Pada tahun 2017, Bapak Fendrianus Alo terpilih menjadi Ketua Stasi menggantikan Bapak Belarminus Talia. Selanjutnya, Bapak Herliko Kadoang menggantikan Bapak Fendrianus Alo pada tahun 2020. Pada kepengurusan Bapak Herliko Kadoang ini, gedung gereja yang baru akhirnya selesai. Gedung gereja ini diberkati oleh Mgr. Benedictus Estephanus Rolly Untu, MSC, pada Juni 2021. Pelaksanaan pembangunan gedung gereja yang ke 5 di Stasi Bolitan ini memakan waktu hingga kurang lebih 7 tahun.
Pada tahun-tahun ini, berbagai kelompok kategorial aktif menjalankan roda organisasi dengan kegiatannya masing-masing. Kelompok kategorial yang ada di Stasi Bolitan terdiri dari Sekami-Remaja dan Kelompok PPA, OMK, KBK serta WKRI.
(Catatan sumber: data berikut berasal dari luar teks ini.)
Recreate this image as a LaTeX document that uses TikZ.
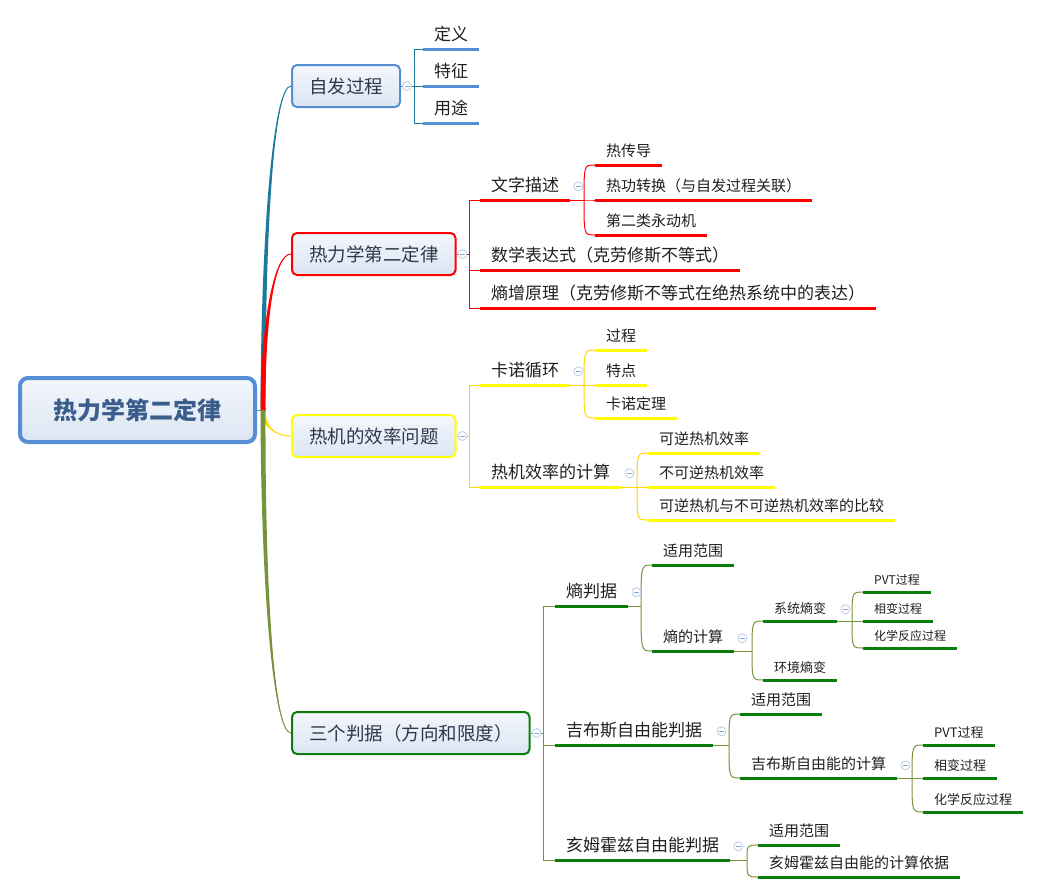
\documentclass[tikz,border=0pt]{standalone}
\usepackage{fontspec}
\newfontfamily\cjk{Noto Sans CJK SC}
\usepackage{xcolor}
\definecolor{mmblue}{HTML}{558ED5}
\definecolor{mmteal}{HTML}{1C7A9C}
\definecolor{mmred}{HTML}{FF0000}
\definecolor{mmyellow}{HTML}{FFFF00}
\definecolor{mmgold}{HTML}{FFD700}
\definecolor{mmgreen}{HTML}{0A7D0A}
\definecolor{mmolive}{HTML}{77933C}
\definecolor{boxtop}{HTML}{F4F7FC}
\definecolor{boxbot}{HTML}{DBE5F2}
\definecolor{roottext}{HTML}{3A5D8C}
\definecolor{topictext}{HTML}{30374A}
\definecolor{foldring}{HTML}{BCCBE8}
\definecolor{foldbar}{HTML}{86A6D8}
\usepackage{tikz}
\usetikzlibrary{calc}

% tapered branch from the central topic
\newcommand{\rootlink}[2]{%
  \fill[#1] ($(hub)+(-2.5,0)$) .. controls ($(hub)!0.55!(hub |- #2.west)+(-2,0)$) and ($(#2.west)+(-18,0)$) .. (#2.west)
    .. controls ($(#2.west)+(-17,0)$) and ($(hub)!0.55!(hub |- #2.west)+(2,0)$) .. ($(hub)+(2.5,0)$) -- cycle;
  \draw[#1, line width=0.9pt] (hub) .. controls ($(hub)!0.55!(hub |- #2.west)$) and ($(#2.west)+(-17.5,0)$) .. (#2.west);}

\begin{document}
\begin{tikzpicture}[x=1pt, y=-1pt, font=\cjk,
    rootbox/.style={rectangle, rounded corners=8pt, minimum width=235pt, minimum height=64pt,
      top color=boxtop, bottom color=boxbot, draw=mmblue, line width=4pt,
      font=\cjk\bfseries\fontsize{24}{28}\selectfont, text=roottext},
    topic/.style={rectangle, rounded corners=5pt, minimum height=42pt, inner xsep=17pt,
      top color=boxtop, bottom color=boxbot, draw=#1, line width=2pt, anchor=west,
      font=\cjk\fontsize{18.5}{22}\selectfont, text=topictext},
    sub/.style={anchor=south west, inner xsep=11pt, inner ysep=5pt, text=black!88,
      append after command={(\tikzlastnode.south west) edge[draw=#1, line width=3pt] (\tikzlastnode.south east)}},
    lvtwo/.style={font=\cjk\fontsize{17}{20}\selectfont, text height=13.6pt, text depth=3.4pt},
    lvthree/.style={font=\cjk\fontsize{15}{18}\selectfont, text height=12pt, text depth=3pt},
    lvfour/.style={font=\cjk\fontsize{13}{16}\selectfont, text height=10.4pt, text depth=2.6pt},
    lvfive/.style={font=\cjk\fontsize{12}{15}\selectfont, text height=9.6pt, text depth=2.4pt},
    fold/.style={circle, draw=foldring, fill=white, line width=0.8pt, minimum size=9pt, inner sep=0pt,
      path picture={\draw[foldbar, line width=1pt] ([xshift=2pt]path picture bounding box.west) -- ([xshift=-2pt]path picture bounding box.east);}},
    wire/.style={draw=#1, line width=1pt}]
  \useasboundingbox (0,0) rectangle (1040,895);

  % central topic
  \node[rootbox] (root) at (137.5,410) {热力学第二定律};
  \coordinate (hub) at ([xshift=6]root.east);
  \draw[mmblue, line width=1pt] (root.east) -- (hub);

  % main topics
  \node[topic=mmblue] (b1) at (291,86) {自发过程};
  \node[topic=mmred] (r1) at (291,254) {热力学第二定律};
  \node[topic=mmyellow] (y1) at (291,436) {热机的效率问题};
  \node[topic=mmgreen] (g1) at (291,733) {三个判据（方向和限度）};

  \rootlink{mmteal}{b1}
  \rootlink{mmred}{r1}
  \rootlink{mmgold}{y1}
  \rootlink{mmolive}{g1}

  % 自发过程
  \node[sub=mmblue, lvtwo] (b11) at (423,49) {定义};
  \node[sub=mmblue, lvtwo] (b12) at (423,86) {特征};
  \node[sub=mmblue, lvtwo] (b13) at (423,123) {用途};

  % 热力学第二定律
  \node[sub=mmred, lvtwo] (r11) at (480,200) {文字描述};
  \node[sub=mmred, lvthree] (r111) at (595,165) {热传导};
  \node[sub=mmred, lvthree] (r112) at (595,200) {热功转换（与自发过程关联）};
  \node[sub=mmred, lvthree] (r113) at (595,235) {第二类永动机};
  \node[sub=mmred, lvtwo] (r12) at (480,270) {数学表达式（克劳修斯不等式）};
  \node[sub=mmred, lvtwo] (r13) at (480,308) {熵增原理（克劳修斯不等式在绝热系统中的表达）};

  % 热机的效率问题
  \node[sub=mmyellow, lvtwo] (y11) at (480,385) {卡诺循环};
  \node[sub=mmyellow, lvthree] (y111) at (595,350) {过程};
  \node[sub=mmyellow, lvthree] (y112) at (595,385) {特点};
  \node[sub=mmyellow, lvthree] (y113) at (595,418) {卡诺定理};
  \node[sub=mmyellow, lvtwo] (y12) at (480,487) {热机效率的计算};
  \node[sub=mmyellow, lvthree] (y121) at (648,453) {可逆热机效率};
  \node[sub=mmyellow, lvthree] (y122) at (648,487) {不可逆热机效率};
  \node[sub=mmyellow, lvthree] (y123) at (648,520) {可逆热机与不可逆热机效率的比较};

  % 三个判据
  \node[sub=mmgreen, lvtwo] (g11) at (555,606) {熵判据};
  \node[sub=mmgreen, lvthree] (g111) at (652,565) {适用范围};
  \node[sub=mmgreen, lvthree] (g112) at (652,651) {熵的计算};
  \node[sub=mmgreen, lvfour] (g1121) at (763,621) {系统熵变};
  \node[sub=mmgreen, lvfive] (g11211) at (863,592) {PVT过程};
  \node[sub=mmgreen, lvfive] (g11212) at (863,621) {相变过程};
  \node[sub=mmgreen, lvfive] (g11213) at (863,648) {化学反应过程};
  \node[sub=mmgreen, lvfour] (g1122) at (763,680) {环境熵变};
  \node[sub=mmgreen, lvtwo] (g12) at (555,745) {吉布斯自由能判据};
  \node[sub=mmgreen, lvthree] (g121) at (740,714) {适用范围};
  \node[sub=mmgreen, lvthree] (g122) at (740,778) {吉布斯自由能的计算};
  \node[sub=mmgreen, lvfour] (g1221) at (923,745) {PVT过程};
  \node[sub=mmgreen, lvfour] (g1222) at (923,778) {相变过程};
  \node[sub=mmgreen, lvfour] (g1223) at (923,812) {化学反应过程};
  \node[sub=mmgreen, lvtwo] (g13) at (555,860) {亥姆霍兹自由能判据};
  \node[sub=mmgreen, lvthree] (g131) at (758,845) {适用范围};
  \node[sub=mmgreen, lvthree] (g132) at (758,877) {亥姆霍兹自由能的计算依据};

  % square brackets from the main topics
  \foreach \p/\col/\kids in {b1/mmteal/{b11,b12,b13}, r1/mmred/{r11,r12,r13},
      y1/mmgold/{y11,y12}, g1/mmolive/{g11,g12,g13}}{
    \draw[wire=\col] (\p.east) -- ++(13,0) coordinate (j);
    \foreach \k in \kids
      \draw[wire=\col] (j) |- (\k.south west);
    \node[fold] (f\p) at ([xshift=6]\p.east) {};
  }

  % curved brackets further out
  \foreach \p/\f/\col/\kids in {r11/r111/mmred/{r111,r112,r113},
      y11/y111/mmgold/{y111,y112,y113}, y12/y121/mmgold/{y121,y122,y123},
      g11/g111/mmolive/{g111,g112}, g112/g1121/mmolive/{g1121,g1122},
      g1121/g11211/mmolive/{g11211,g11212,g11213}, g12/g121/mmolive/{g121,g122},
      g122/g1221/mmolive/{g1221,g1222,g1223}, g13/g131/mmolive/{g131,g132}}{
    \coordinate (j) at ($(\f.south west |- \p.south east)+(-11,0)$);
    \draw[wire=\col] (\p.south east) -- (j);
    \foreach \k in \kids
      \draw[wire=\col] (j) .. controls (j |- \k.south west) .. (\k.south west);
    \node[fold] (f\p) at ([xshift=8]\p.east) {};
  }
\end{tikzpicture}
\end{document}
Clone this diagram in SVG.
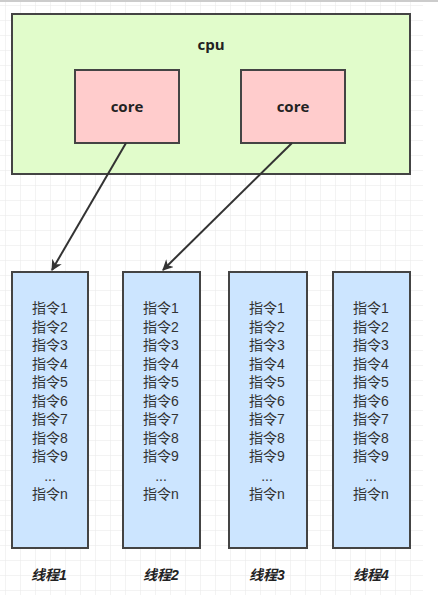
<svg xmlns="http://www.w3.org/2000/svg" width="438" height="616" viewBox="0 0 438 616">
<defs>
<pattern id="grid" width="15" height="15" patternUnits="userSpaceOnUse" x="5" y="5">
<path d="M15 0 L0 0 0 15" fill="none" stroke="#e8e8e8" stroke-width="1"/>
</pattern>
<marker id="arr" viewBox="0 0 10 10" refX="9" refY="5" markerWidth="11" markerHeight="11" orient="auto" markerUnits="userSpaceOnUse">
<path d="M0 0 L10 5 L0 10 L3 5 Z" fill="#333"/>
</marker>
<style>
.box{stroke:#444;stroke-width:2}
.lbl{font-family:"Open Sans","Liberation Sans",sans-serif;font-weight:bold;font-size:15px;fill:#222;text-anchor:middle}
.ins{font-family:"Liberation Sans","Noto Sans CJK SC",sans-serif;font-size:14px;fill:#333;text-anchor:middle}
.th{font-family:"Liberation Sans","Noto Sans CJK SC",sans-serif;font-weight:bold;font-style:italic;font-size:14px;fill:#222;text-anchor:middle}
.conn{stroke:#333;stroke-width:2;fill:none}
</style>
</defs>
<rect width="438" height="616" fill="#fff"/>
<rect x="0" y="0" width="423" height="595" fill="url(#grid)"/>
<line x1="0" y1="1" x2="438" y2="1" stroke="#ccc" stroke-width="2"/>
<g id="cpu">
<rect class="box" x="12" y="14" width="398" height="160" fill="#e1fccb"/>
<text class="lbl" x="211" y="50">cpu</text>
</g>
<g id="core1">
<rect class="box" x="75" y="70" width="104" height="73" fill="#ffcccc"/>
<text class="lbl" x="127" y="112">core</text>
</g>
<g id="core2">
<rect class="box" x="241" y="70" width="104" height="73" fill="#ffcccc"/>
<text class="lbl" x="293" y="112">core</text>
</g>
<g id="connectors">
<line class="conn" x1="126" y1="143" x2="52" y2="270" marker-end="url(#arr)"/>
<line class="conn" x1="292" y1="143" x2="163" y2="270" marker-end="url(#arr)"/>
</g>
<g id="thread1">
<rect class="box" x="12" y="272" width="76" height="276" fill="#cce5ff"/>
<text class="ins" x="50" y="313">指令1</text>
<text class="ins" x="50" y="332">指令2</text>
<text class="ins" x="50" y="350">指令3</text>
<text class="ins" x="50" y="369">指令4</text>
<text class="ins" x="50" y="387">指令5</text>
<text class="ins" x="50" y="406">指令6</text>
<text class="ins" x="50" y="424">指令7</text>
<text class="ins" x="50" y="443">指令8</text>
<text class="ins" x="50" y="461">指令9</text>
<text class="ins" x="50" y="481">...</text>
<text class="ins" x="50" y="499">指令n</text>
</g>
<g id="thread2">
<rect class="box" x="123" y="272" width="77" height="276" fill="#cce5ff"/>
<text class="ins" x="161" y="313">指令1</text>
<text class="ins" x="161" y="332">指令2</text>
<text class="ins" x="161" y="350">指令3</text>
<text class="ins" x="161" y="369">指令4</text>
<text class="ins" x="161" y="387">指令5</text>
<text class="ins" x="161" y="406">指令6</text>
<text class="ins" x="161" y="424">指令7</text>
<text class="ins" x="161" y="443">指令8</text>
<text class="ins" x="161" y="461">指令9</text>
<text class="ins" x="161" y="481">...</text>
<text class="ins" x="161" y="499">指令n</text>
</g>
<g id="thread3">
<rect class="box" x="229" y="272" width="78" height="276" fill="#cce5ff"/>
<text class="ins" x="267" y="313">指令1</text>
<text class="ins" x="267" y="332">指令2</text>
<text class="ins" x="267" y="350">指令3</text>
<text class="ins" x="267" y="369">指令4</text>
<text class="ins" x="267" y="387">指令5</text>
<text class="ins" x="267" y="406">指令6</text>
<text class="ins" x="267" y="424">指令7</text>
<text class="ins" x="267" y="443">指令8</text>
<text class="ins" x="267" y="461">指令9</text>
<text class="ins" x="267" y="481">...</text>
<text class="ins" x="267" y="499">指令n</text>
</g>
<g id="thread4">
<rect class="box" x="333" y="272" width="77" height="276" fill="#cce5ff"/>
<text class="ins" x="371" y="313">指令1</text>
<text class="ins" x="371" y="332">指令2</text>
<text class="ins" x="371" y="350">指令3</text>
<text class="ins" x="371" y="369">指令4</text>
<text class="ins" x="371" y="387">指令5</text>
<text class="ins" x="371" y="406">指令6</text>
<text class="ins" x="371" y="424">指令7</text>
<text class="ins" x="371" y="443">指令8</text>
<text class="ins" x="371" y="461">指令9</text>
<text class="ins" x="371" y="481">...</text>
<text class="ins" x="371" y="499">指令n</text>
</g>
<g id="labels">
<text class="th" x="49" y="580">线程1</text>
<text class="th" x="161" y="580">线程2</text>
<text class="th" x="267" y="580">线程3</text>
<text class="th" x="371" y="580">线程4</text>
</g>
</svg>
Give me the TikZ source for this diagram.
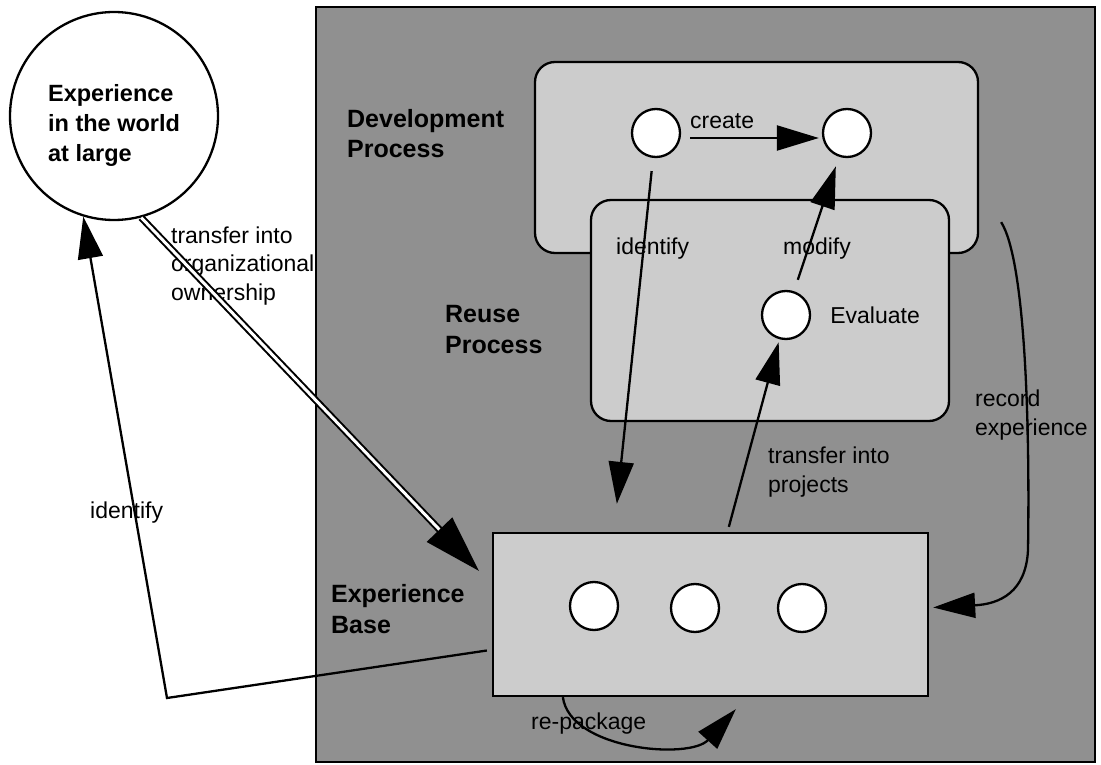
\documentclass[tikz,border=0pt]{standalone}
\usepackage{fontspec}
\setmainfont{Liberation Sans}
\usetikzlibrary{positioning, arrows.meta}

\definecolor{bggray}{HTML}{909090}
\definecolor{boxgray}{HTML}{CCCCCC}

\begin{document}
\begin{tikzpicture}[
        x=1pt, y=-1pt, line width=2.3pt,
        org_node/.style={draw, rectangle, fill=bggray, inner sep=0pt},
        area_node/.style={draw, rectangle, fill=boxgray, inner sep=0pt},
        process_node/.style={area_node, rounded corners=20pt},
        item_node/.style={draw, circle, fill=white, minimum size=48pt, inner sep=0pt},
        world_node/.style={draw, circle, fill=white, minimum size=208pt, inner sep=0pt},
        title_text/.style={anchor=base west, inner sep=0pt, align=left, font=\fontsize{25}{31}\selectfont\bfseries},
        label_text/.style={anchor=base west, inner sep=0pt, align=left, font=\fontsize{23}{28.5}\selectfont},
        arrow/.style={-{Triangle[length=42pt, width=25pt]}},
        big_arrow/.style={-{Triangle[length=57pt, width=35pt]}, double, double distance=3pt, line width=2pt}
    ]
        \useasboundingbox (0,0) rectangle (1101,765);

        % Outside world (multi-line labels sit on their last baseline)
        \node (world) [world_node] at (114,116) {};
        \node (world_text) [title_text, font=\fontsize{23.5}{29.5}\selectfont\bfseries] at (47,161) {Experience\\in the world\\at large};
        \node (own_label) [label_text] at (170,300) {transfer into\\organizational\\ownership};
        \node (ident_label) [label_text] at (89,518) {identify};

        % Organization
        \node (org) [org_node, minimum width=779pt, minimum height=755pt] at (705.5,384.5) {};
        \node (dev) [process_node, minimum width=443pt, minimum height=191pt] at (756.5,157.5) {};
        \node (reuse) [process_node, minimum width=358pt, minimum height=221pt] at (770,310.5) {};
        \node (base) [area_node, minimum width=435pt, minimum height=163pt] at (710.5,614.5) {};

        \node (src) [item_node] at (656,133) {};
        \node (tgt) [item_node] at (847,133) {};
        \node (eval) [item_node] at (786,315) {};
        \node (b1) [item_node] at (594,606) {};
        \node (b2) [item_node] at (695,608) {};
        \node (b3) [item_node] at (802,608) {};

        % Labels
        \node (dev_label) [title_text] at (346,158) {Development\\Process};
        \node (reuse_label) [title_text] at (444,353) {Reuse\\Process};
        \node (base_label) [title_text] at (330,633) {Experience\\Base};
        \node (create_label) [label_text] at (689,129) {create};
        \node (identify_label) [label_text] at (615,254) {identify};
        \node (modify_label) [label_text] at (782,254) {modify};
        \node (eval_label) [label_text, right=18pt of eval] {Evaluate};
        \node (record_label) [label_text] at (974,435) {record\\experience};
        \node (projects_label) [label_text] at (767,492) {transfer into\\projects};
        \node (repack_label) [label_text] at (530,729) {re-package};

        % Arrows
        \coordinate (corner) at (167,698);
        \draw [arrow] ([xshift=-5pt, yshift=-36pt]base.west) -- (corner) -- (world.253);
        \draw [big_arrow] (world.285) -- ([xshift=-13pt, yshift=-39pt]base.north west);
        \draw [arrow, shorten <=9pt, shorten >=3pt] ([yshift=-5pt]src.east) -- ([yshift=-5pt]tgt.west);
        \draw [arrow, shorten <=13pt] ([xshift=-3pt]src.south) -- ([xshift=125pt, yshift=28pt]base.north west);
        \draw [arrow, shorten <=12pt, shorten >=10pt] (eval) -- (tgt);
        \draw [arrow, shorten >=3pt] ([xshift=237pt, yshift=5pt]base.north west) -- (eval);
        \draw [arrow] ([xshift=22pt, yshift=32pt]dev.south east) .. controls (1025,260) and (1030,420) .. (1028,550)
            .. controls (1026,592) and (1000,604) .. ([xshift=4pt, yshift=7pt]base.east);
        \draw [arrow] ([xshift=71pt]base.south west) .. controls (570,750) and (690,760) .. ([xshift=244pt, yshift=-12pt]base.south west);
    \end{tikzpicture}
\end{document}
Akhirnya, setelah kurang lebih 67 tahun hidup dan bertumbuh, sejak tahun 1954 hanya 4 keluarga dengan 18 umat, umat Stasi Bolitan yang merupakan diaspora dari Umat (Paroki) Nulion kini semakin berkembang. Sampai pada akhir tahun 2021, umat Stasi Bolitan sudah mencapai 100 lebih keluarga dengan jumlah umat sebanyak 329 orang.